Filmde bunları göğsümüzle alıp yumuşattıktan sonra birey ve toplum arasındaki çatışma kısmına yöneliyoruz. Provokatif olmayı seven bir yönetmenin elinde nemfoman bir kadın karakteri elbette parlayacaktı… Fakat bu kadının toplumla olan ya da seks dışında ‘olamayan’ ilişkisi parlamaktan da öteye geçmiş.
‘Sizin sınırlarınıza uymayacağım’
Toplumun ezici çoğunluğunun aksine kötü ve ‘günahkâr‘ olduğunu baştan ‘kabul eden’ Joe, üzerine basa basa söylüyor; “Seks bağımlısı değilim, nemfomanım.” Nedeni mi? Nedeni yok, öyle çünkü. Daha çok şöyle bir haykırış bu; “Tek eşli ve monogamik ilişkilerinize devam edebilirsiniz ama ben sizin yüzünüzden çok eşli, sado-mazo ya da üçlü ilişkilerimden vazgeçmeyeceğim. Cinsel hayatımın özgürlüğünü sizin limitlerinizle belirlemeyeceğim.”

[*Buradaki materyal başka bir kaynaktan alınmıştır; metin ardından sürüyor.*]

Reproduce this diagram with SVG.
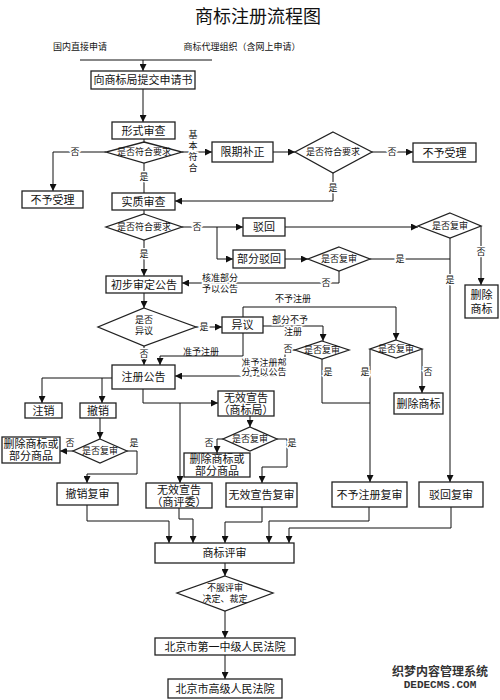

‘Ta ki siz benim huzurumu kaçırana kadar…’
Bu, ‘öğrenilmiş çaresizlik‘ teorisindeki gibi kendini çaresizliğe hapsederek yapacağı hiçbir şeyin değişikliğe yol açmayacağına inandırma durumu değil. Hatta buna karşı bir isyan; “Ben çaresiz bir bağımlı değilim, ben nemfomanım. Ve ta ki siz benim huzurumu kaçırana kadar bundan çok memnundum.”
‘Tartışmaya değil, anlamaya ihtiyaç var’
Kelimenin kökündeki ‘nemf‘ Yunan mitolojisindeki perilere işaret ediyor. Diğer tüm perilerin aksine özgür, erkek kontrolünden uzak olan ve maskülen güce karşı çıkan periler… Diğer yandan, filmde nemfomaniye güzellemeler yapıldığı ya da feminizmin manifestosunun yazıldığı düşünülmesin. Walter Benjamin’in dediği gibi; “Bazı olayları tartışmaktan çok anlamaya ihtiyacımız var.” Nymphomaniac meselesinin özü de bu…
Ha, unutmadan; evet, filmde seks sahneleri var. Silahsız ve askersiz bir savaş filminin ütopikliği gibi nemfoman bir kadının anlatıldığı filmin de RTÜK kriterlerine göre çekilmesi beklenemezdi. Fakat filmden çıkıp sadece seks sahnelerini konuşmak, Berlin’deki basın toplantısında, “Martılar balıkçı teknesini takip ediyorsa, bu denize sardalya atıldığı içindir,” çıkışını yapan Shia LaBeouf‘un tepkisini hak ediyor.

Shia LaBeouf, Berlinale’deki basın toplantısını seks sahneleriyle ilgili soru üzerine terk etmişti. (Tobias Schwarz / Reuters)
Filmdeki birçok diyalogda toplumun ahlak polislerini hedef alan Lars von Trier’nin, “Aşk, kıskançlığın şehvetle buluşmasıdır” demesi mevzuyu özetliyor.
Filmi izlerken bir nemfomanın hayatıyla empati kurmakta zorlanabilirsiniz belki ama birçok oturmuş kavramın da yerini oynatabilirsiniz. Onları tekrar yerine koyup yeniden normlar üretmeye başlamalarından önce de bırakın biraz dağınık kalsın.